The Bay–Biñan Transmission Line (abbreviated as 8LI1BIN-BYZ, 8LI2BIN-BYZ) is a 230,000 volt, double-circuit transmission line in Calabarzon, Philippines that connects Bay and Biñan substations of National Grid Corporation of the Philippines (NGCP).

Route description
The Bay–Biñan Transmission Line passes through the provinces of Laguna, Batangas, and Cavite. The original transmission line was commissioned by government-owned National Power Corporation (NAPOCOR). Transmission structures used on the current line, however, were commissioned by National Transmission Corporation (TransCo). Since January 15, 2009, the privately-owned National Grid Corporation of the Philippines (NGCP) operates and maintains the transmission line. It is located within the service area of NGCP's South Luzon Operations and Maintenance (SLOM) Districts 1 (South Western Tagalog) and 2 (South Eastern Tagalog). The current power line was completed on March 28, 2009 with the completion of the transmission line segment from steel pole 50 in Calamba to Biñan substation as part of Batangas Transmission Reinforcement Project (BTRP). Lattice towers used on the Calamba–Biñan segment of the original transmission line, however, are still present despite that it is now abandoned upon the completion of the current line.

Bay to Calamba
The transmission line starts at Bay substation and enters Batangas after lattice tower 4. It passes through the barangays of Santa Elena, San Pablo, San Pedro, San Vicente, San Miguel, San Bartolome, San Antonio, Santiago, San Rafael, and Santa Anastacia in Santo Tomas.
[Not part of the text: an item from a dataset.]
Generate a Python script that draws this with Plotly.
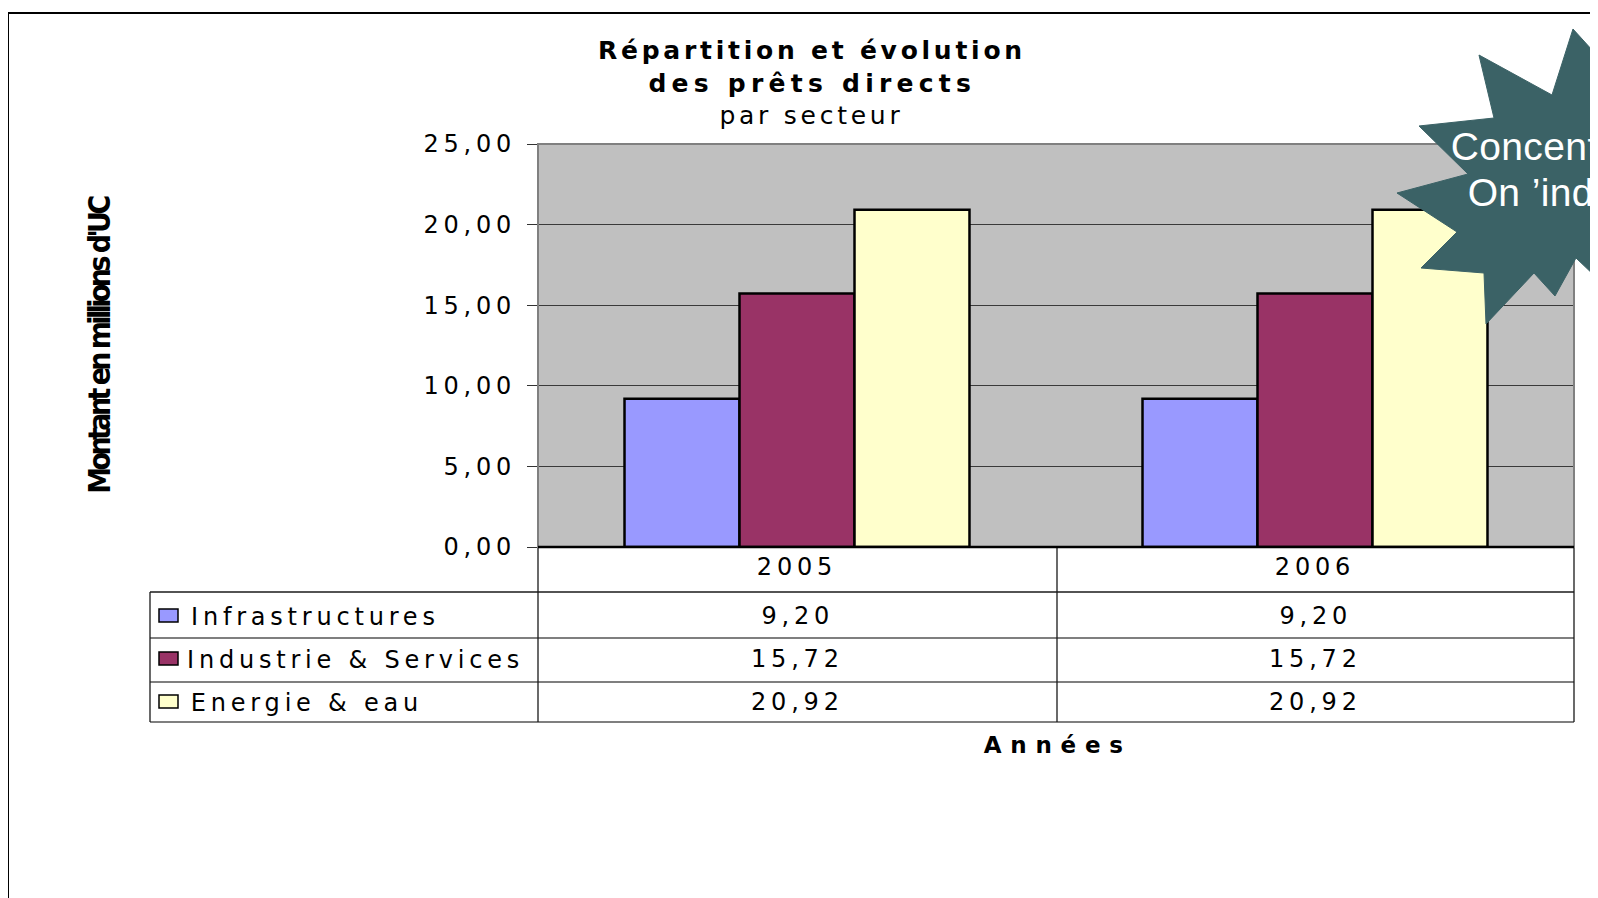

Before re-entering Laguna, it passes through Light Industry and Science Park III. It re-enters Laguna upon crossing Siam-Siam Creek, runs parallel with South Luzon Expressway (SLEx), and goes farther from the said expressway.

Calamba to Biñan 
The line then utilize the eastern side of SLEx from Calamba Exit to Carmona Exit and again uses steel poles after lattice tower 48. It continues straightforward, intersects with Calaca–Laguna Technopark–Biñan transmission line after passing Greenfield City/Unilab (Mamplasan) Exit, enters Cavite upon crossing Carmona River, exits SLEx at Carmona Exit, and run parallel with Governor's Drive and General Malvar Street. The power line again enters Laguna and ends at Biñan substation.

Components
The transmission line consists of 194 steel poles (1–3, 49–239) and 45 lattice towers (4–48).